There has been some writing lately about changing trends in Toronto restaurant-ing. There seems to be a general feeling that diners no longer want the full expense (financial, temporal, caloric) of the four-hour tasting menu treatment so popular five years ago. A new breed of restaurants in Toronto, including Lucien, Colborne Lane, Globe, etc., seem to be more playful, experimental, casual spots. The service isn’t totally sycophantic or crumb-scrape-y, wine lists seem slightly compromised*, but it’s a really fun way to spend an evening. Many restaurant-goers have become pretty sophisticated and I think this new breed of restos caters well to the mindset of these patrons who are curious, adventurous and always looking for something new. Food has become something we play with (an evening spent eating is good entertainment for spoiled brats like us), and Toronto seems to have some really good players right now. No doubt a few grand dames and expense account places are always going to be around (and should be), but I’m what I see as the current trend in restos.
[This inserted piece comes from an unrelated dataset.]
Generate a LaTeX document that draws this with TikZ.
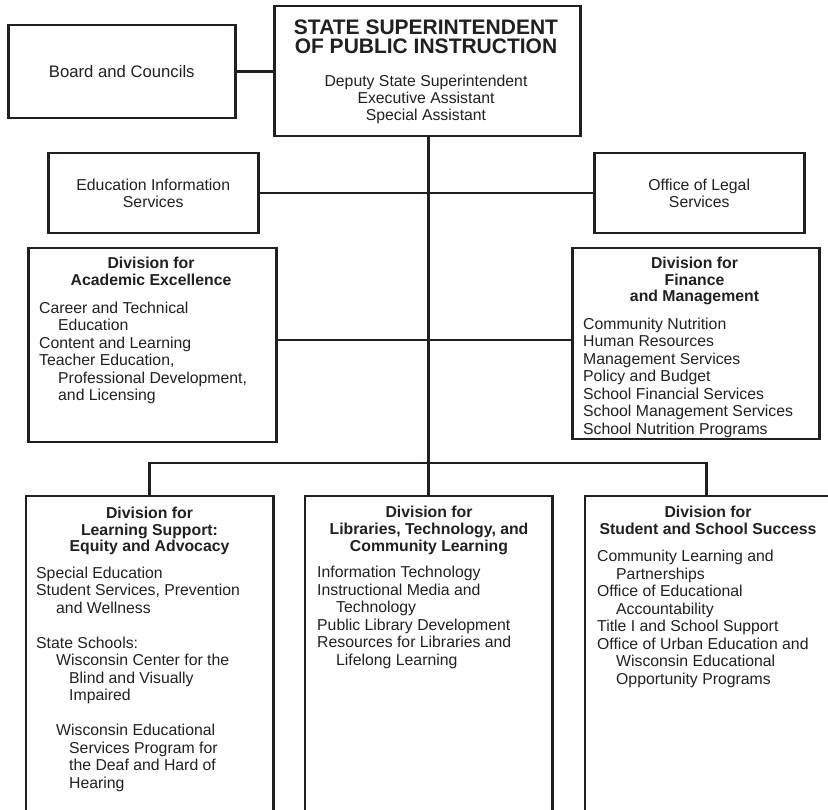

* A note on that wine list. The Rabs complained quite bitterly about the sad and deficient wine list at Colborne Lane. Lucien does better, but with both of these restos the focus is on food and hard-core oenophiles are probably going to be disappointed at either.
Financials - 4 x 3-course dinners, 4 cocktails, one bottle of Chianti ($58), coffee (often refilled since this is a very pleasant place to linger… $480 with tax and tip.
PS - A special thanks to our friends D&L for putting up with cameras over dinner and for sharing our obsessive love of talking about and consuming food. A think you’ll hear about them again on Rabbit.